Undercover with the Bush campaign

Matt Taibbi describes his ten weeks undercover with the Bush campaign in Orlando. Excerpts:
Republicans are everywhere, but everywhere is not a good place to look for them. For my purposes I wanted to try to catch them in their ideal habitat. That was why I chose Orlando. For me, it is hell on earth, the worst city on the planet, a place that would make me long for Kinshasa or Volokolamsk. But for Republicans, it is ideal: a scorching-hot paved inland archipelago of garish shopping malls and stadium-size steel-and-glass Baptist churches, a place with no nonhuman life apart from the caged animals at the theme parks, and an entire economy organized around monstrous temples to fake experience.
If you've ever hung out with the Tricia Enrights and Joe Trippis of the world, you know that the operative vibe of the Democratic insider is wisecracking cool. It is not a reach to say that the ideological vision that mainstream Democratic politics has offered America since Clinton has been the supercool high school, the party of the popular kids. For all the talk about the Democrats being the party of inclusion, it really doesn't feel that way from the inside.

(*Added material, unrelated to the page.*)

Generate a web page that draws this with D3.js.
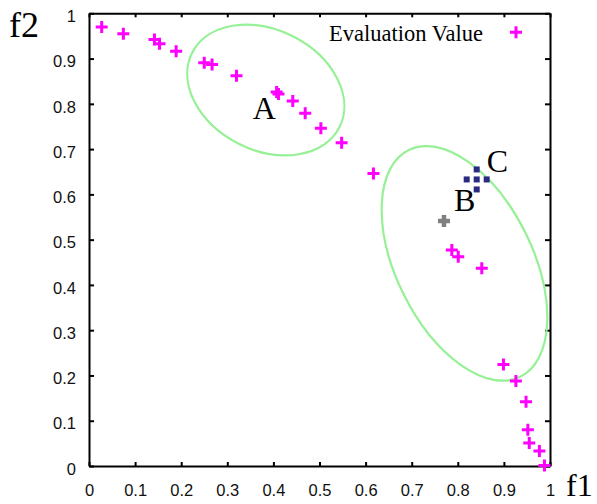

That's not true of all Democrats, of course. I thought it was very different, for instance, in the campaign of Dennis Kucinich. For the most part, these people were motivated by something other than ambition, and just being part of that campaign meant you were in a besieged minority, with the whole world out there laughing at you. Kucinich supporters stuck up for one another, because they had to.

You get that same besieged fraternal feeling in a Republican campaign office. There is no M*A*S*H ensemble-cast repartee. Nobody wears T-shirts that mean something, and nobody looks cool. As I would later find out, most Republicans hate "cool" ("They all think they're so cool and artistic," griped one woman as she watched Fox coverage of Democratic delegates arriving in Boston). Many of the parent volunteers I met were especially bitter because they think that cool is what liberals use to lure their children away. Which they might very well be right about, of course.
During my time on the campaign, I noticed an unusual phenomenon. The more involved a person was with the campaign, the more likely he was to be politically moderate. Most of the core group of our office -- Vienna, Rhyan, Ben, Don -- were quietly pro-choice or socially liberal in some other respect. It was the casual volunteers and the people whose only involvement was a bumper sticker who were likely to rant about liberals being traitors and agents of Islamo-Fascism who should be exiled from the country or jailed, etc.

I saw this clearly one weekend at a local gun show, where we were manning a voter-registration booth. I rotated with Rhyan and Vienna that weekend, and all three of us were quietly freaking out at the sight of all these fat weirdos from the sticks buying huge assault rifles and Confederate bumper stickers with messages such as IF I'D KNOWN THIS WOULD HAPPEN, I'D HAVE PICKED MY OWN COTTON.

"Man, I'm glad I'm a socially liberal Republican," whispered Rhyan at one point, laughing.